Captured light from the dawn of time shows the universe is older than was thought – but only by 48 million years.

Scientists are scratching their heads over an imprint of radiation left behind by the Big Bang that gave birth to the cosmos.

As well as providing a more accurate age for the universe, at 13.82 billion years, it has revealed new mysteries and questions.

The image, looking surprisingly like a colourfully wrapped Easter egg, was produced by the European Space Agency’s Planck telescope which has been studying the Cosmic Microwave Background (CMB) for more than 15 months.

British scientists are playing a major role in the Planck mission.

The super-sensitive €600 million space telescope can detect tiny ripples in the CMB that represent the earliest seeds of stars and galaxies.

They date back to when the universe was just 380,000 years old, making the glow of the CMB the oldest light ever seen. At that time the cosmos consisted of a formless hot primordial soup of energetic particles.

The incredibly small temperature fluctuations uncovered by Planck correspond to regions that later gave rise to the structured universe we see today.

They appear to match variations predicted by ‘inflation’, a theory that says the universe briefly expanded faster than the speed of light an instant after the Big Bang. Inflation is vital to our current understanding of the universe.

“The sizes of these tiny ripples hold the key to what happened in that first trillionth of a trillionth of a second,” said Planck scientist Joanna Dunkley, from Oxford University.

“Planck has given us striking new evidence that indicates they were created during this incredibly fast expansion, just after the Big Bang.”

Evidence from Planck also provides a better idea of how the mass-energy of the universe is divided up into parts that are visible and hidden.

Normal matter that forms stars and galaxies contributes just 4.9 per cent, according to the findings.

Dark matter, whose nature is still unknown and can only be detected by its gravitational influence, makes up 26.8 per cent, a fifth more than was previously thought.

Mysterious dark energy, believed to be the driving force behind the expansion of the universe, accounts for around 69 per cent.

The new age of the universe was calculated from the rate at which it is expanding outwards, which turns out to be a little slower than previous estimates. Because of its high precision, the Planck telescope has also highlighted peculiar unexplained features that may have physicists scrawling on their blackboards.

One is that over large scales, the CMB fluctuations do not match those predicted by the Standard Model theory that describes the workings of the universe.

Another oddity is that opposite sides of the sky look slightly different in terms of average temperature, and a cold spot covering a patch of the CMB is much larger than expected. One possible explanation is that, on a larger scale than we can observe, the universe is not the same in all directions.
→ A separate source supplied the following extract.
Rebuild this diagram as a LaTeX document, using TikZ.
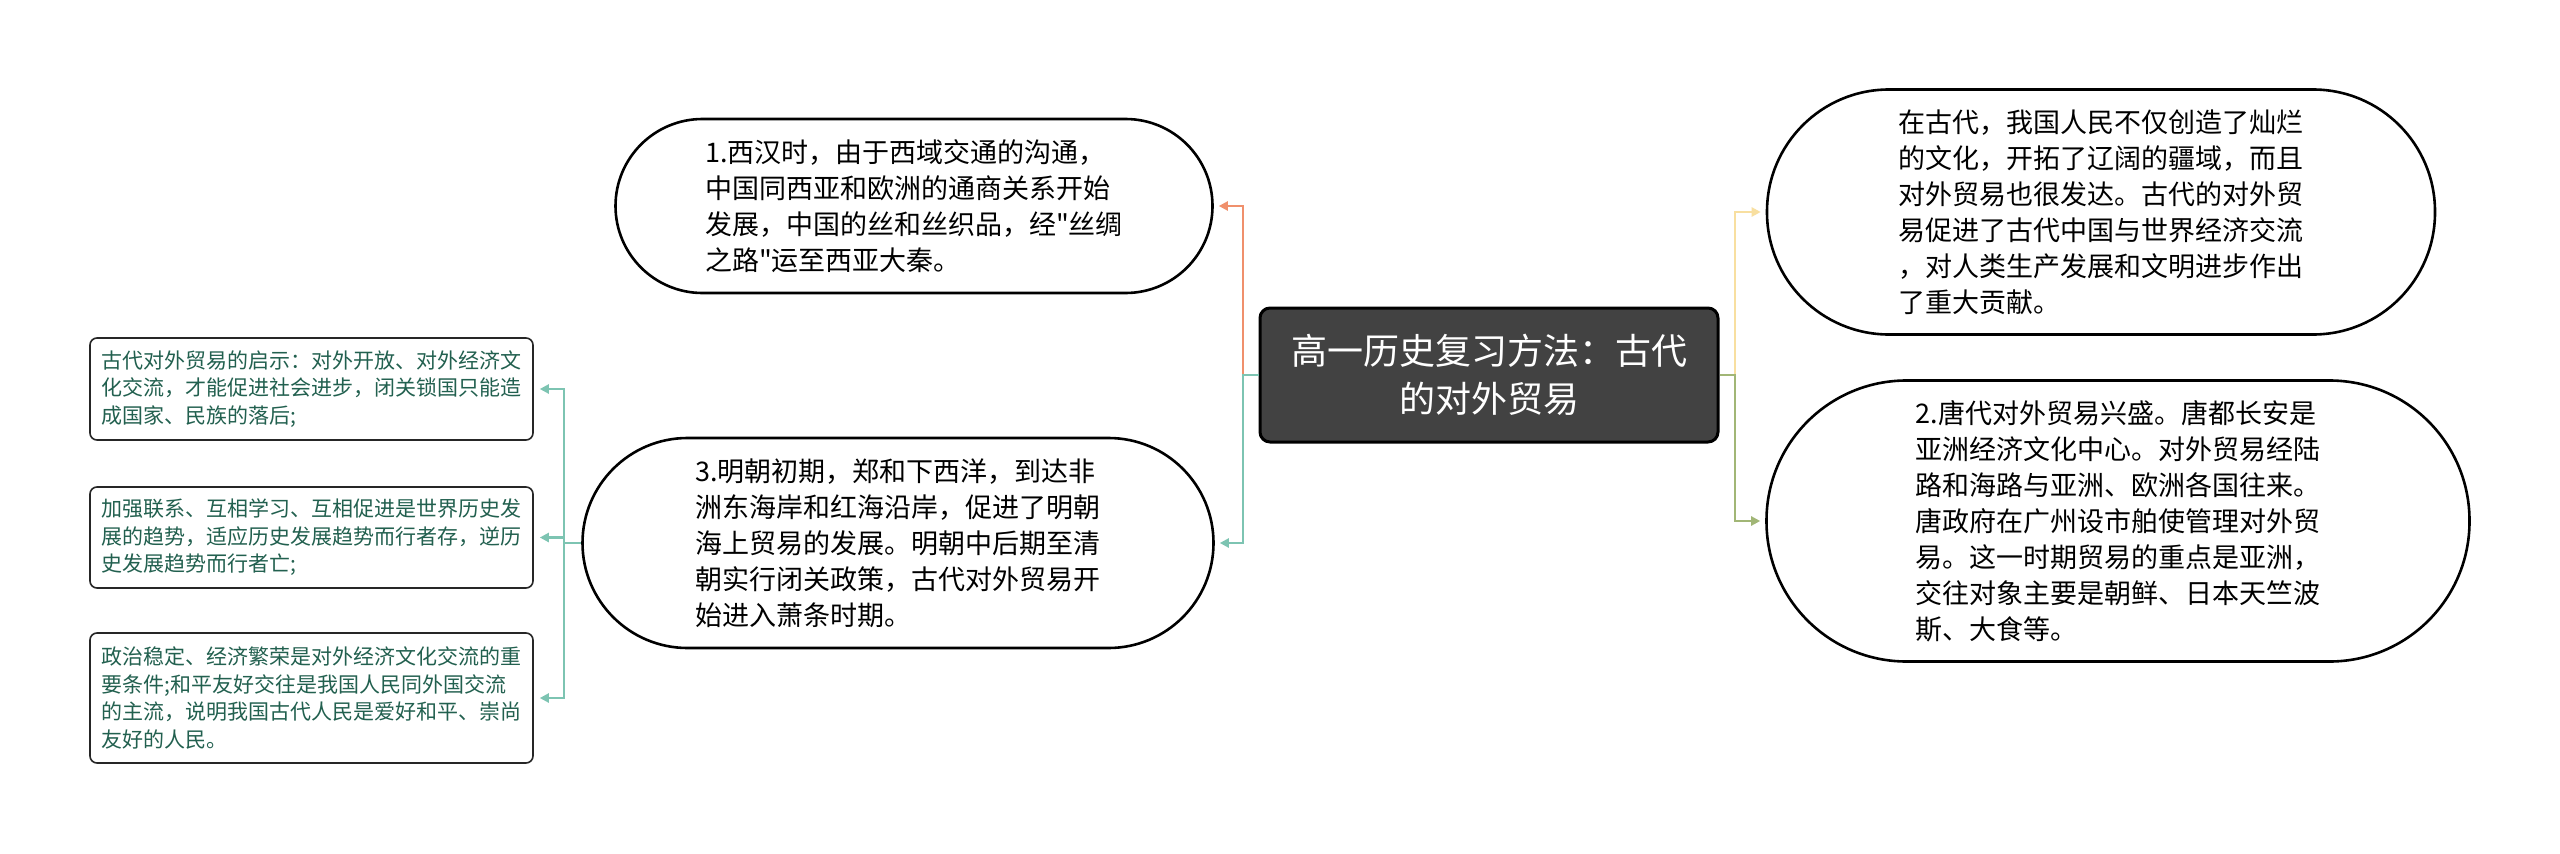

“Our ultimate goal would be to construct a new model that predicts the anomalies and links them together,” said George Efstathiou, another member of the team from Cambridge University. “But these are early days. So far, we don’t know whether this is possible and what type of new physics might be needed – and that’s exciting.”

John Womersley, chief executive of the Science and Technology Facilities Council, said: “Planck has given us an amazing picture of the very earliest moments of the universe. These results are the culmination of many years of work by UK scientists and engineers supported by STFC. This kind of project can sometimes seem expensive but the pay-off in science and technology more than justifies the investment we’ve made.”
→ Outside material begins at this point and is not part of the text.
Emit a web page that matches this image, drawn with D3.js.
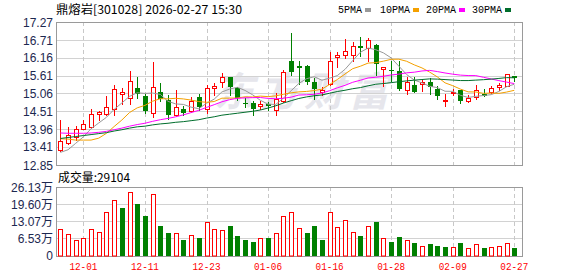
<!DOCTYPE html>
<html>
<head>
<meta charset="utf-8">
<script src="https://cdn.jsdelivr.net/npm/d3@7/dist/d3.min.js"></script>
<style>
  body { margin: 0; background: #fff; }
  svg { display: block; }
</style>
</head>
<body>
<svg id="chart" width="578" height="276"></svg>
<script>
// ---- data ----
const dates = ["11-26","11-27","11-28","12-01","12-02","12-03","12-04","12-05","12-08","12-09",
  "12-10","12-11","12-12","12-15","12-16","12-17","12-18","12-19","12-22","12-23",
  "12-24","12-25","12-26","12-29","12-30","12-31","01-05","01-06","01-07","01-08",
  "01-09","01-12","01-13","01-14","01-15","01-16","01-19","01-20","01-21","01-22",
  "01-23","01-26","01-27","01-28","01-29","01-30","02-02","02-03","02-04","02-05",
  "02-06","02-09","02-10","02-11","02-12","02-13","02-24","02-25","02-26","02-27"];

const opens = [13.31,13.53,13.72,13.96,14.02,14.42,14.42,14.57,15.05,14.91,
  15.22,14.98,14.47,15.11,14.87,14.38,14.58,14.52,14.95,14.58,
  15.22,15.40,15.56,15.23,14.77,14.76,14.68,14.74,14.54,14.82,
  16.07,15.92,15.91,15.40,15.12,15.34,16.19,16.24,16.24,16.52,
  16.48,16.55,15.82,15.80,15.76,15.16,15.33,15.35,15.40,15.21,
  14.82,15.06,15.18,14.82,14.95,15.04,15.10,15.25,15.28,15.60];
const highs = [14.24,14.03,14.06,14.24,14.59,14.52,14.98,15.31,15.23,15.76,
  15.58,15.04,16.03,15.38,15.01,15.18,14.68,14.96,15.03,15.33,
  15.37,15.70,15.58,15.25,14.92,14.84,14.84,14.79,15.08,15.79,
  16.92,16.07,15.94,15.54,15.26,16.33,16.33,16.74,16.65,16.82,
  16.77,16.58,15.87,16.05,16.05,15.58,15.58,15.48,15.54,15.28,
  15.04,15.20,15.18,15.00,15.31,15.20,15.28,15.39,15.65,15.60];
const lows = [13.28,13.50,13.61,13.96,14.00,14.24,14.41,14.38,14.74,14.75,
  14.93,14.46,14.33,14.82,14.28,14.36,14.41,14.50,14.56,14.46,
  15.00,15.27,15.01,14.87,14.64,14.38,14.59,14.56,14.41,14.80,
  15.62,15.36,15.36,14.88,15.00,15.32,15.88,16.15,16.07,16.22,
  16.08,15.64,15.30,15.44,15.16,15.04,15.12,15.13,15.04,14.90,
  14.68,15.00,14.78,14.79,14.88,14.99,15.08,15.18,15.28,15.45];
const closes = [13.59,13.77,13.96,14.12,14.42,14.48,14.64,15.19,15.11,15.44,
  15.04,14.53,15.25,14.89,14.38,14.64,14.45,14.83,14.65,15.22,
  15.28,15.56,15.27,14.93,14.74,14.59,14.72,14.67,14.89,15.72,
  15.73,15.84,15.41,15.19,15.18,16.05,16.24,16.37,16.54,16.48,
  16.70,15.98,15.87,15.77,15.20,15.42,15.12,15.43,15.25,14.99,
  14.86,15.10,14.82,14.92,15.16,14.99,15.23,15.32,15.65,15.54];

// volume in 万 shares, and whether the bar is drawn as an up (red) day
const volumes = [10.25,8.2,6.1,6.5,10.25,9.1,16.7,21.3,18.2,24.3,
  19.7,15.2,23.5,11.4,8.7,8.7,6.1,8.0,6.8,12.9,
  10.25,9.9,11.4,7.6,6.1,5.3,6.5,6.5,8.7,15.2,
  16.7,10.5,8.7,11.4,6.1,16.7,11.0,13.7,9.1,7.6,
  11.4,12.9,6.8,5.3,7.2,6.1,4.6,3.8,4.2,3.8,
  3.4,3.4,4.6,2.7,4.2,2.7,3.4,3.8,4.9,2.9104];
const volUp = [1,1,1,1,1,1,1,1,0,1, 0,0,1,0,0,1,0,1,0,1,
  1,1,0,0,0,0,1,0,1,1, 1,1,0,0,0,1,1,1,1,0,
  1,0,1,0,0,1,0,1,0,0, 0,1,0,1,1,0,1,1,1,0];

// moving average values before a full window exists (history off-screen)
const ma5Lead = [13.24,13.32,13.52,13.72];
const ma10Lead = [13.66,13.65,13.62,13.62,13.62,13.68,13.83,14.04,14.24];
const ma20Lead = [13.84,13.83,13.83,13.83,13.84,13.86,13.89,13.94,13.99,14.05,
  14.10,14.14,14.20,14.25,14.29,14.34,14.40,14.47,14.54];
const ma30Lead = [13.67,13.70,13.73,13.76,13.79,13.82,13.85,13.90,13.94,13.99,
  14.03,14.05,14.09,14.12,14.14,14.17,14.19,14.22,14.25,14.30,
  14.34,14.39,14.42,14.45,14.48,14.51,14.55,14.61,14.68];

const priceTicks = [17.27,16.71,16.16,15.61,15.06,14.51,13.96,13.41,12.85];
const volTicks = [0,6.53,13.07,19.60,26.13];
const dateTicks = ["12-01","12-11","12-23","01-06","01-16","01-28","02-09","02-27"];

const title = "鼎熔岩[301028] 2026-02-27 15:30";
const volTitle = "成交量:29104";
const maNames = ["5PMA","10PMA","20PMA","30PMA"];

// ---- layout ----
const RED = "#ff0000", GREEN = "#008000";
const maColors = ["#999999","#f4a000","#ff00ff","#006d2c"];
const plot = {left: 56, right: 522, top: 22, bottom: 165};
const vplot = {top: 187, bottom: 255.5};

const svg = d3.select("#chart");

const x = d3.scalePoint().domain(dates).range([plot.left + 4.3, plot.right - 7.7]);
const y = d3.scaleLinear().domain([12.85, 17.27]).range([plot.bottom, plot.top]);
const yv = d3.scaleLinear().domain([0, 26.13]).range([vplot.bottom, vplot.top]);

const px = d => Math.round(x(d));
const snap = v => Math.round(v) + 0.5;

// watermark
svg.append("text")
    .attr("x", 214).attr("y", 106)
    .attr("font-family", "Noto Sans CJK SC")
    .attr("font-size", 40)
    .attr("font-weight", "bold")
    .attr("font-style", "italic")
    .attr("letter-spacing", 5)
    .attr("fill", "#e6e6ec")
    .text("东方财富");

// grids
function drawGrid(top, bottom, ticks, scale) {
    svg.append("g").selectAll("line")
        .data(ticks.slice(1, -1))
        .join("line")
        .attr("x1", plot.left).attr("x2", plot.right)
        .attr("y1", d => snap(scale(d))).attr("y2", d => snap(scale(d)))
        .attr("stroke", "#d2d2d2");
    svg.append("g").selectAll("line")
        .data(dateTicks)
        .join("line")
        .attr("x1", d => px(d) + 0.5).attr("x2", d => px(d) + 0.5)
        .attr("y1", top).attr("y2", bottom)
        .attr("stroke", "#c8c8c8")
        .attr("stroke-dasharray", "4,3");
    svg.append("rect")
        .attr("x", plot.left + 0.5).attr("y", Math.round(top) + 0.5)
        .attr("width", plot.right - plot.left)
        .attr("height", Math.round(bottom) - Math.round(top))
        .attr("fill", "none")
        .attr("stroke", "#9a9a9a");
}
drawGrid(plot.top, plot.bottom, priceTicks, y);
drawGrid(vplot.top, vplot.bottom, volTicks.slice().reverse(), yv);

// axis labels
const labelFont = "Liberation Sans, Arial, sans-serif";
svg.append("g").selectAll("text")
    .data(priceTicks)
    .join("text")
    .attr("x", 53).attr("y", d => y(d) + 4.5)
    .attr("text-anchor", "end")
    .attr("font-family", labelFont).attr("font-size", 12)
    .attr("fill", "#1c2850")
    .text(d => d.toFixed(2));

svg.append("g").selectAll("text")
    .data(volTicks)
    .join("text")
    .attr("x", 53).attr("y", d => yv(d) + 4.5)
    .attr("text-anchor", "end")
    .attr("font-family", labelFont + ", Noto Sans CJK SC").attr("font-size", 12)
    .attr("fill", "#1c2850")
    .text(d => d === 0 ? "0" : d.toFixed(2) + "万");

svg.append("g").selectAll("text")
    .data(dateTicks)
    .join("text")
    .attr("x", d => x(d)).attr("y", 270)
    .attr("text-anchor", "middle")
    .attr("font-family", "Liberation Mono, monospace").attr("font-size", 11)
    .attr("textLength", 28).attr("lengthAdjust", "spacingAndGlyphs")
    .attr("fill", RED)
    .text(d => d);

// header and legend
svg.append("text")
    .attr("x", 56).attr("y", 14)
    .attr("font-family", "Noto Sans CJK SC, sans-serif").attr("font-size", 12)
    .attr("textLength", 186).attr("lengthAdjust", "spacingAndGlyphs")
    .text(title);

svg.append("text")
    .attr("x", 58).attr("y", 182)
    .attr("font-family", "Noto Sans CJK SC, sans-serif").attr("font-size", 12)
    .attr("textLength", 72).attr("lengthAdjust", "spacingAndGlyphs")
    .text(volTitle);

const legendX = [338, 380, 426, 472];
const legend = svg.append("g").selectAll("g")
    .data(maNames)
    .join("g");
legend.append("text")
    .attr("x", (d, i) => legendX[i]).attr("y", 13)
    .attr("font-family", "Liberation Mono, monospace").attr("font-size", 10)
    .text(d => d);
legend.append("rect")
    .attr("x", (d, i) => legendX[i] + d.length * 6 + 3).attr("y", 8)
    .attr("width", 6).attr("height", 4)
    .attr("fill", (d, i) => maColors[i]);

// volume bars
const bars = d3.range(dates.length).map(i => ({d: dates[i], v: volumes[i], up: volUp[i] === 1}));
svg.append("g").selectAll("rect")
    .data(bars)
    .join("rect")
    .attr("x", b => b.up ? px(b.d) - 1.5 : px(b.d) - 2)
    .attr("width", b => b.up ? 4 : 5)
    .attr("y", b => b.up ? Math.round(yv(b.v)) + 0.5 : Math.round(yv(b.v)))
    .attr("height", b => Math.round(vplot.bottom) - Math.round(yv(b.v)) - (b.up ? 0.5 : 0))
    .attr("fill", b => b.up ? "#fff" : GREEN)
    .attr("stroke", b => b.up ? RED : "none");

// candles
const candles = d3.range(dates.length).map(i => ({
    d: dates[i], o: opens[i], h: highs[i], l: lows[i], c: closes[i], up: closes[i] >= opens[i]
}));
const kg = svg.append("g").selectAll("g")
    .data(candles)
    .join("g");

kg.append("line")
    .attr("x1", k => px(k.d) + 0.5).attr("x2", k => px(k.d) + 0.5)
    .attr("y1", k => Math.round(y(k.h)))
    .attr("y2", k => k.up ? Math.round(y(k.c)) : Math.round(y(k.l)) + 1)
    .attr("stroke", k => k.up ? RED : GREEN);
kg.filter(k => k.up).append("line")
    .attr("x1", k => px(k.d) + 0.5).attr("x2", k => px(k.d) + 0.5)
    .attr("y1", k => Math.round(y(k.o)))
    .attr("y2", k => Math.round(y(k.l)) + 1)
    .attr("stroke", RED);

kg.append("rect")
    .attr("x", k => k.up ? px(k.d) - 1.5 : px(k.d) - 2)
    .attr("width", k => k.up ? 4 : 5)
    .attr("y", k => Math.round(y(Math.max(k.o, k.c))) + (k.up ? 0.5 : 0))
    .attr("height", k => Math.max(Math.round(y(Math.min(k.o, k.c))) - Math.round(y(Math.max(k.o, k.c))), 1))
    .attr("fill", k => k.up ? "#fff" : GREEN)
    .attr("stroke", k => k.up ? RED : "none");

// moving averages
function movingAverage(n, lead) {
    return closes.map((c, i) => i < n - 1 ? lead[i] : d3.mean(closes.slice(i - n + 1, i + 1)));
}
const maSeries = [movingAverage(5, ma5Lead), movingAverage(10, ma10Lead),
                  movingAverage(20, ma20Lead), movingAverage(30, ma30Lead)];
const line = d3.line()
    .x((v, i) => x(dates[i]))
    .y(v => y(v));
svg.append("g").selectAll("path")
    .data(maSeries)
    .join("path")
    .attr("d", s => line(s))
    .attr("fill", "none")
    .attr("stroke", (s, i) => maColors[i])
    .attr("stroke-width", 1);
</script>
</body>
</html>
Launched in 2009, Planck is over three times more sensitive than its predecessor, the WMAP satellite. Its high frequency microwave detector is cooled to just 0.1˚C above absolute zero, the coldest temperature possible.
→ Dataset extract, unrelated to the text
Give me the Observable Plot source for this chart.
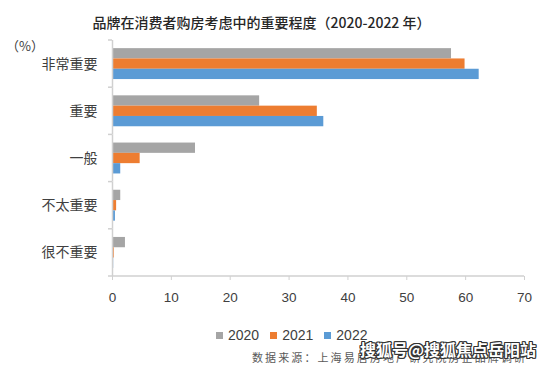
<!DOCTYPE html>
<html>
<head>
<meta charset="utf-8">
<script src="https://cdn.jsdelivr.net/npm/d3@7"></script>
<script src="https://cdn.jsdelivr.net/npm/@observablehq/plot@0.6"></script>
<style>
  html, body { margin: 0; padding: 0; background: #fff; }
  #wrap { position: relative; width: 543px; height: 367px; overflow: hidden; font-family: "Noto Sans CJK SC", sans-serif; }
  #chart { position: absolute; left: 0; top: 0; }
  .title { position: absolute; left: 0; width: 523px; top: 12px; text-align: center; font-size: 14px; font-weight: 500; color: #262626; white-space: nowrap; }
  .unit { position: absolute; left: 6px; top: 36px; font-size: 13px; color: #404040; }
  .legend { position: absolute; left: 216px; top: 327px; display: flex; font-family: "Liberation Sans", Arial, sans-serif; font-size: 14px; color: #404040; }
  .legend .item { display: flex; align-items: center; margin-right: 11px; }
  .legend .sw { width: 7px; height: 7px; margin-right: 5px; }
  .source { position: absolute; left: 252px; top: 349px; font-size: 11px; letter-spacing: 2.1px; color: #595959; white-space: nowrap; }
  .wm { position: absolute; left: 360px; top: 337px; font-size: 16px; font-weight: bold; color: #fff; white-space: nowrap;
        text-shadow: 1px 1px 0 #333, -1px -1px 0 #333, 1px -1px 0 #333, -1px 1px 0 #333, 0 1px 0 #333, 1px 0 0 #333, 0 -1px 0 #333, -1px 0 0 #333; }
</style>
</head>
<body>
<div id="wrap">
  <div id="chart"></div>
  <div class="title" id="title"></div>
  <div class="unit" id="unit"></div>
  <div class="legend" id="legend"></div>
  <div class="source" id="source"></div>
  <div class="wm" id="wm"></div>
</div>
<script>
const titleText = "品牌在消费者购房考虑中的重要程度（2020-2022 年）";
const unitText = "（%）";
const sourceText = "数据来源：上海易居房地产研究院房企品牌调研";
const watermarkText = "搜狐号@搜狐焦点岳阳站";

const categories = ["非常重要", "重要", "一般", "不太重要", "很不重要"];
const years = ["2020", "2021", "2022"];
const v2020 = [57.6, 25.0, 14.1, 1.4, 2.2];
const v2021 = [59.9, 34.8, 4.7, 0.7, 0.3];
const v2022 = [62.3, 35.9, 1.4, 0.5, 0.2];
const colors = ["#A5A5A5", "#ED7D31", "#5B9BD5"];
const xTicks = [0, 10, 20, 30, 40, 50, 60, 70];

const series = [v2020, v2021, v2022];
const data = categories.flatMap((c, i) => years.map((y, j) => ({cat: c, year: y, value: series[j][i]})));

const chart = Plot.plot({
  width: 543,
  height: 367,
  marginTop: 40,
  marginBottom: 91,
  marginLeft: 112,
  marginRight: 19,
  style: {background: "transparent", fontFamily: "'Noto Sans CJK SC', sans-serif", overflow: "visible"},
  x: {domain: [0, 70], axis: null},
  y: {domain: years, paddingInner: 0, paddingOuter: 0.79, round: false, axis: null},
  fy: {domain: categories, padding: 0, round: false, axis: null},
  color: {domain: years, range: colors},
  marks: [
    Plot.barX(data, {fy: "cat", y: "year", x: "value", fill: "year"}),
    Plot.ruleX([0], {stroke: "#d0d0d0", strokeWidth: 1.5}),
    Plot.axisFy({anchor: "left", tickSize: 0, tickPadding: 15, fontSize: 14, label: null, fill: "#404040"}),
    Plot.axisX({ticks: xTicks, tickSize: 4, tickPadding: 12, stroke: "#d0d0d0", label: null,
                fontSize: 13.5, fill: "#404040", fontFamily: "'Liberation Sans', Arial, sans-serif"})
  ]
});
document.getElementById("chart").appendChild(chart);

// Excel-style axis line and category boundary ticks, placed from Plot's scales
const xs = chart.scale("x"), fys = chart.scale("fy");
const svg = d3.select(chart);
const x0 = xs.apply(0), x1 = xs.apply(70);
const bounds = categories.map(c => fys.apply(c));
const bottom = fys.apply(categories[categories.length - 1]) + fys.bandwidth;
bounds.push(bottom);
const g = svg.append("g").attr("stroke", "#d0d0d0").attr("stroke-width", 1.5);
g.append("line").attr("x1", x0).attr("x2", x1).attr("y1", bottom).attr("y2", bottom);
g.selectAll("line.bt").data(bounds).join("line").attr("class", "bt")
  .attr("x1", x0 - 4).attr("x2", x0).attr("y1", d => d).attr("y2", d => d);

document.getElementById("title").textContent = titleText;
document.getElementById("unit").textContent = unitText;
document.getElementById("source").textContent = sourceText;
document.getElementById("wm").textContent = watermarkText;
const leg = d3.select("#legend");
years.forEach((y, i) => {
  const it = leg.append("div").attr("class", "item");
  it.append("div").attr("class", "sw").style("background", colors[i]);
  it.append("span").text(y);
});
</script>
</body>
</html>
That enables it to detect variations in the temperature of the CMB as small as a millionth of a degree.

Richard Davis, who led the University of Manchester’s Planck team, said: “The information extracted from Planck’s new map provides excellent confirmation of the standard model of cosmology with unprecedented accuracy and sets a new benchmark for our knowledge of the ingredients of the universe.

“But because the precision of Planck’s map is so high, it has also revealed some unexplained anomalies in the data that require further study. Among these interesting findings are fluctuations in the cosmic microwave background over large scales that do not match what the standard model of physics predicts, including an asymmetry in the average temperatures on opposite hemispheres of the skies.” (PA)

The oldest light in the universe: a handout image of the anisotropies of the Cosmic Microwave Background as observed by Planck, released by the European Space Agency.